Из собора пешком домой. Ноги болят и немеют. Дома разговенье в Иринушкиной комнате: прекрасные куличи, отвратительная колбаса, серые салфетки, духота и запах детских одеял. Дядя разговляется у о. Василия. Наевшись и выпив сантуринского, ложусь и засыпаю под звуки: "ета... ета... ета..."

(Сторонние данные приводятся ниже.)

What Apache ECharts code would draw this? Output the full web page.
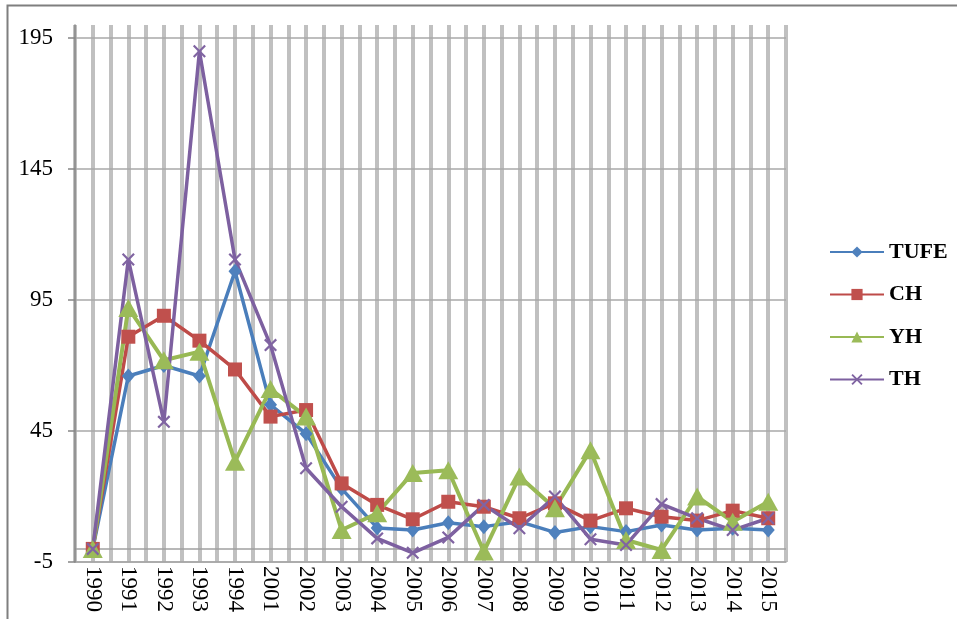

Утром нашествие попов и певчих. Я иду к Агалиным. Полина Ивановна рада. Липочка не выходит ко мне, потому что не пускает ревнивый муж. Николай Агали, здоровый балбес, держащий везде выпускной экзамен, не выдерживающий и мечтающий о Цюрихском университете. Глуп. От Агали иду к т-те Савельевой, к<ото>рая живет на Конторской ул<ице> в покривившемся заржавленном флигеле. В двух крошечных комнатах стоят 2 девических ложа и колыбель. Из-под кроватей наивно и уютно выглядывают Яковы Андреичи. Евг<ения> Иасоновна живет без мужа. Детей двое. Ужасно подурнела и пожухла. По всем видимостям, несчастна. Ее Митя служит где-то на Кавказе в станице и живет там на холостом положении. Вообще свинья.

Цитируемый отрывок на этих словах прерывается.